Thursday, February 16, 2006

Melchiorra’s Spaghetti

Here is one of the new recipes that will be appearing in the third edition of Flavored with Love.
Melchiorra’s Spaghetti Sauce

Brown:
Large pieces of lamb (the size a little larger than a fist)
Large pieces of beef (can use neck bones, or joints)
Large pieces of vealOlive oil
Parsley
Oregano
Garlic (fresh)
Celery
Onions
Other - like mushrooms

Squeeze fresh whole tomatoes (can be from cans) in a bowl.

Add to a pan (with the tomatoes):
1 (or how many you think is necessary) can of tomato sauce
1can of tomato paste

Simmer on low for 2 to 3 hours. Stir frequently so that the sauce does not char on the bottom.

Remove meat from sauce and place in a separate dish.

Spaghetti
Boil a pan of water (how much depends on how many are being served), and add olive oil while boiling and some salt (taste water to see if not too salty).

Add spaghetti, either whole or halved, into the water

Sample the spaghetti after about 10 to 15 minutes:
CAUTION: don't make too SOFT! (Spaghetti is eaten the best when it's al dente—a little hard.)

Remove water through colander, add spaghetti to a pan (without sauce), add some olive oil (to prevent sticking), and mix.

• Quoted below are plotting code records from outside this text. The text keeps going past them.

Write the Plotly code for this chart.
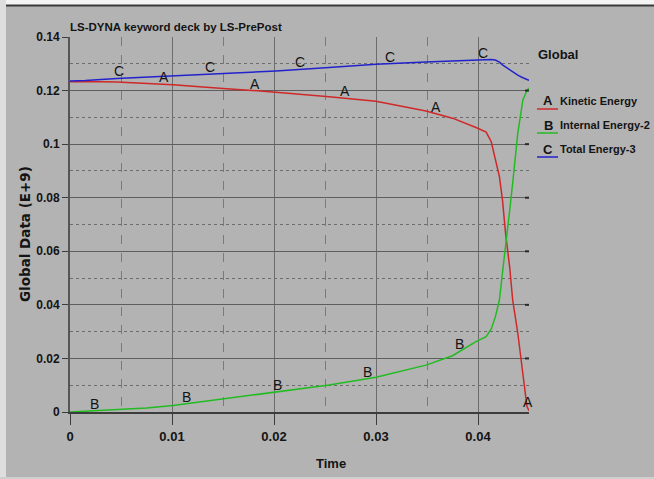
import numpy as np
import plotly.graph_objects as go

# ---- data -----------------------------------------------------------------
time = [0.0, 0.0015, 0.0046, 0.0075, 0.0101, 0.015, 0.0202, 0.0254, 0.030,
        0.0349, 0.0375, 0.0398, 0.0408, 0.0413, 0.0417, 0.0421, 0.0424,
        0.0427, 0.0431, 0.0434, 0.0439, 0.0444, 0.0448, 0.045]

kinetic = [0.1233, 0.1234, 0.1232, 0.1228, 0.1222, 0.1208, 0.1194, 0.1177,
           0.1160, 0.1124, 0.1097, 0.1062, 0.1045, 0.1009, 0.0945, 0.0879,
           0.0792, 0.0668, 0.0543, 0.0418, 0.0295, 0.0132, 0.0020, 0.0005]

internal = [0.0, 0.0003, 0.0007, 0.0015, 0.0024, 0.0048, 0.0076, 0.0101,
            0.0130, 0.0175, 0.0210, 0.0263, 0.0281, 0.0310, 0.0355, 0.0418,
            0.0520, 0.0630, 0.0750, 0.0855, 0.1040, 0.1165, 0.1200, 0.1210]

total = [0.1236, 0.1238, 0.1245, 0.1250, 0.1256, 0.1264, 0.1273, 0.1286,
         0.1298, 0.1307, 0.1311, 0.1316, 0.1316, 0.1316, 0.1314, 0.1306,
         0.1296, 0.1288, 0.1278, 0.1270, 0.1258, 0.1248, 0.1240, 0.1238]

series_names = ["Kinetic Energy", "Internal Energy-2", "Total Energy-3"]
series_letters = ["A", "B", "C"]
series_colors = ["#d02828", "#22bb22", "#2222cc"]

# where the curve letters sit along the time axis
letter_times_a = [0.0092, 0.0181, 0.0270, 0.0359, 0.0449]
letter_times_b = [0.0024, 0.0114, 0.0203, 0.0292, 0.0382]
letter_times_c = [0.0048, 0.0137, 0.0225, 0.0314, 0.0405]

x_tick_vals = [0, 0.01, 0.02, 0.03, 0.04]
x_tick_text = ["0", "0.01", "0.02", "0.03", "0.04"]
y_tick_vals = [0, 0.02, 0.04, 0.06, 0.08, 0.10, 0.12, 0.14]
y_tick_text = ["0", "0.02", "0.04", "0.06", "0.08", "0.1", "0.12", "0.14"]

title_text = "LS-DYNA keyword deck by LS-PrePost"
x_title = "Time"
y_title = "Global Data (E+9)"
legend_title = "Global"

# ---- layout geometry (pixels) ---------------------------------------------
W, H = 654, 479
L, R, T, B = 70, 529, 37, 412
BG = "#b3b3b3"
SANS = "Liberation Sans, Arial, sans-serif"
TEXT = "#141414"


def px(xp):
    return (xp - L) / (R - L)


def py(yp):
    return (B - yp) / (B - T)


fig = go.Figure()

all_series = [kinetic, internal, total]
for vals, name, col in zip(all_series, series_names, series_colors):
    fig.add_trace(go.Scatter(x=time, y=vals, mode="lines", name=name,
                             line=dict(color=col, width=1.5),
                             showlegend=False))

annotations = []

# letters riding on the curves
for vals, letter, times in zip(all_series, series_letters,
                               [letter_times_a, letter_times_b, letter_times_c]):
    for t in times:
        annotations.append(dict(
            x=t, y=float(np.interp(t, time, vals)), xref="x", yref="y",
            text=letter, showarrow=False, xanchor="center", yanchor="bottom",
            yshift=-3, font=dict(family=SANS, size=14, color=TEXT)))

# header
annotations.append(dict(x=px(68), y=py(35), xref="paper", yref="paper",
                        text=title_text, showarrow=False, xanchor="left",
                        yanchor="bottom",
                        font=dict(family=SANS, size=11.5, color=TEXT,
                                  weight="bold")))
# axis titles
annotations.append(dict(x=px(331), y=py(463), xref="paper", yref="paper",
                        text=x_title, showarrow=False, xanchor="center",
                        yanchor="middle",
                        font=dict(family=SANS, size=13, color=TEXT,
                                  weight="bold")))
annotations.append(dict(x=px(25), y=py(234), xref="paper", yref="paper",
                        text=y_title, showarrow=False, xanchor="center",
                        yanchor="middle", textangle=-90,
                        font=dict(family="DejaVu Sans", size=13.5, color=TEXT,
                                  weight="bold")))

# legend block on the right
annotations.append(dict(x=px(536), y=py(54), xref="paper", yref="paper",
                        text=legend_title, showarrow=False, xanchor="left",
                        yanchor="middle",
                        font=dict(family=SANS, size=13, color=TEXT,
                                  weight="bold")))
shapes = []
for i, (name, letter, col) in enumerate(zip(series_names, series_letters,
                                            series_colors)):
    yc = 101 + 24 * i
    annotations.append(dict(x=px(548), y=py(yc), xref="paper", yref="paper",
                            text=letter, showarrow=False, xanchor="center",
                            yanchor="middle",
                            font=dict(family=SANS, size=13, color=TEXT,
                                      weight="bold")))
    annotations.append(dict(x=px(558), y=py(yc), xref="paper", yref="paper",
                            text=name, showarrow=False, xanchor="left",
                            yanchor="middle",
                            font=dict(family=SANS, size=11, color=TEXT,
                                      weight="bold")))
    shapes.append(dict(type="line", xref="paper", yref="paper",
                       x0=px(537), x1=px(558), y0=py(yc + 8), y1=py(yc + 8),
                       line=dict(color=col, width=1.5)))

# window frame: light strip on top/left, dark rule under the top strip
shapes.append(dict(type="rect", xref="paper", yref="paper", layer="below",
                   x0=px(0), x1=px(W), y0=py(0), y1=py(5),
                   fillcolor="#f4f4f4", line=dict(width=0)))
shapes.append(dict(type="rect", xref="paper", yref="paper", layer="below",
                   x0=px(0), x1=px(6), y0=py(0), y1=py(H),
                   fillcolor="#dedede", line=dict(width=0)))
shapes.append(dict(type="rect", xref="paper", yref="paper", layer="below",
                   x0=px(0), x1=px(W), y0=py(477), y1=py(H),
                   fillcolor="#cfcfcf", line=dict(width=0)))
shapes.append(dict(type="line", xref="paper", yref="paper",
                   x0=px(6), x1=px(W), y0=py(5.5), y1=py(5.5),
                   line=dict(color="#3a3a3a", width=2)))
# short dark ticks along the right edge at the major y values
for v in y_tick_vals[1:-1]:
    shapes.append(dict(type="line", xref="paper", yref="y",
                       x0=px(525), x1=px(529), y0=v, y1=v,
                       line=dict(color="#2a2a2a", width=2)))

fig.update_layout(
    width=W, height=H,
    margin=dict(l=L, r=W - R, t=T, b=H - B, pad=0),
    paper_bgcolor=BG, plot_bgcolor=BG,
    showlegend=False,
    annotations=annotations,
    shapes=shapes,
    xaxis=dict(range=[0, 0.045], tickmode="array", tickvals=x_tick_vals,
               ticktext=x_tick_text, showgrid=True, gridcolor="#6c6c6c",
               gridwidth=1, zeroline=False, showline=True, linecolor="#3c3c3c",
               linewidth=2, ticks="outside", ticklen=11, tickcolor="#3c3c3c",
               tickwidth=1,
               tickfont=dict(family=SANS, size=13, color=TEXT, weight="bold"),
               minor=dict(tickmode="linear", tick0=0, dtick=0.005,
                          showgrid=True, griddash="dash", gridcolor="#7a7a7a",
                          gridwidth=1, ticks="")),
    yaxis=dict(range=[0, 0.14], tickmode="array", tickvals=y_tick_vals,
               ticktext=y_tick_text, showgrid=True, gridcolor="#5e5e5e",
               gridwidth=1, zeroline=False, showline=True, linecolor="#555555",
               linewidth=2, ticks="outside", ticklen=6, tickcolor="#3c3c3c",
               tickwidth=1,
               tickfont=dict(family=SANS, size=12, color=TEXT, weight="bold"),
               minor=dict(tickmode="linear", tick0=0, dtick=0.01,
                          showgrid=True, griddash="dot", gridcolor="#6c6c6c",
                          gridwidth=1, ticks="")),
)

fig.write_html("out.html")
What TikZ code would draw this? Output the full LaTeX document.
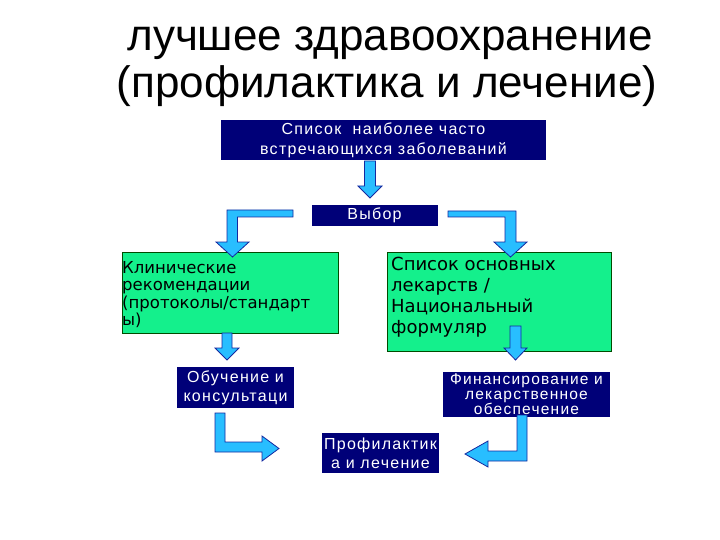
\documentclass[tikz,border=0pt]{standalone}
\usepackage{fontspec}
\setmainfont{Liberation Sans}
\newfontfamily\comicish{DejaVu Sans}
\newfontfamily\boxfont[LetterSpace=8]{Liberation Sans}
\definecolor{navy}{RGB}{0,0,120}
\definecolor{boxgreen}{RGB}{20,240,140}
\definecolor{arrowfill}{RGB}{40,190,255}
\definecolor{arrowline}{RGB}{20,40,160}
\tikzset{
  navybox/.style={fill=navy, text=white, inner sep=0pt, align=center, font=\boxfont\fontsize{16}{19}\selectfont},
  greenbox/.style={fill=boxgreen, draw=black!70!green, line width=0.8pt, inner sep=0pt},
  blockarrow/.style={fill=arrowfill, draw=arrowline, line width=0.8pt, line join=miter},
  titletext/.style={inner sep=0pt, anchor=base, font=\fontsize{44}{48}\selectfont}
}
\begin{document}
\begin{tikzpicture}[x=1pt,y=-1pt]
\useasboundingbox (0,0) rectangle (720,540);
% title
\node[titletext] (t1) at (390,51) {лучшее здравоохранение};
\node[titletext] (t2) at (387,98) {(профилактика и лечение)};
% boxes
\node[navybox, minimum width=325pt, minimum height=40pt, font=\boxfont\fontsize{16}{20}\selectfont] (top) at (383.5,140)
  {Список\ \ наиболее часто\\встречающихся заболеваний};
\node[navybox, minimum width=126pt, minimum height=21pt] (vybor) at (374.5,215.5) {Выбор};
\node[greenbox, minimum width=216pt, minimum height=81pt] (lg) at (230,292.5) {};
\node[inner sep=0pt, anchor=north west, align=left, font=\comicish\fontsize{16.5}{17.5}\selectfont] (lgt) at (122,261)
  {Клинические\\рекомендации\\(протоколы/стандарт\\ы)};
\node[greenbox, minimum width=224pt, minimum height=99pt] (rg) at (499,301.5) {};
\node[inner sep=0pt, anchor=north west, align=left, font=\comicish\fontsize{18}{21}\selectfont] (rgt) at (391,257)
  {Список основных\\лекарств /\\Национальный\\формуляр};
\node[navybox, minimum width=117pt, minimum height=41pt] (learn) at (235.5,387.5) {Обучение и\\консультаци};
\node[navybox, minimum width=167pt, minimum height=45pt, font=\boxfont\fontsize{15.5}{15}\selectfont] (fin) at (526.5,394.5)
  {Финансирование и\\лекарственное\\обеспечение};
\node[navybox, minimum width=117pt, minimum height=40pt, font=\boxfont\fontsize{16}{19}\selectfont] (prof) at (380.5,453)
  {Профилактик\\а и лечение};
% arrows
\draw[blockarrow] (364.5,161) -- (364.5,186) -- (358,186) -- (370,198) -- (382,186) -- (375.5,186) -- (375.5,161) -- cycle;
\draw[blockarrow] (293,210) -- (227,210) -- (227,242) -- (216,242) -- (232.5,257) -- (249,242) -- (237.5,242) -- (237.5,217) -- (293,217) -- cycle;
\draw[blockarrow] (448,211) -- (516,211) -- (516,242) -- (527,242) -- (510.5,257) -- (494,242) -- (505,242) -- (505,217) -- (448,217) -- cycle;
\draw[blockarrow] (222,333) -- (222,348) -- (215,348) -- (227,360) -- (239,348) -- (232,348) -- (232,333) -- cycle;
\draw[blockarrow] (510,326) -- (510,348) -- (504,348) -- (515.5,360) -- (527,348) -- (521,348) -- (521,326) -- cycle;
\draw[blockarrow] (215,413) -- (215,452) -- (262,452) -- (262,461) -- (279,448.5) -- (262,436) -- (262,442) -- (225,442) -- (225,413) -- cycle;
\draw[blockarrow] (527,415) -- (527,461) -- (488,461) -- (488,467) -- (465,454) -- (488,441) -- (488,451) -- (517,451) -- (517,415) -- cycle;
\end{tikzpicture}
\end{document}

With the sauce and spaghetti made, you are now ready to serve.

Paul Urso’s Notes
1. You can replace the lamb, beef, and veal with pieces of chicken (or fowls) if you want chicken tomato sauce.
2. If you want Marinara sauce - do not use meat of any kind.
3. If you want meatballs, take some chopped meat (of any kind) brown the meatballs in a frying pan with olive oil and add to the sauce above while simmering.

Mary Lou, this is my mother’s. ,Melchiorra Garufi Urso (of course she's deceased) was a peasant woman from the mountains of Fiumedinisi, Sicily, born in 1886. She was named after one of the Magi. There was no one better than my Mom.

The making is in the SAUCE. It takes a while for the sauce, but you can make a whole bunch. It seems to last forever. You can even freeze it, and it never loses its taste. Spaghetti is quick and easy to make.

Mom was an illiterate Italian peasant woman, and when she cooked she never used a book (couldn't read), and heated the pot so long, put in a pinch of this and a pinch of that, broiled, baked, grilled, and NEVER fried.

She was extremely bright even though she never went to school. She did all the grocery shopping, and, although some of those smart aleck Italians in Brooklyn tried to cheat her. THEY NEVER COULD! God bless you.

Mary Lou’s Note
Paul Urso, PhD, is a sweet, gorgeous man, who looks like Tony Bennett. He has published over 100 articles in scientific publications, and he also has published several poems of literary merit.

This recipe does not include specific amounts. There is no way to tell you exactly how much of each ingredient to include. You will have to taste it and work at it.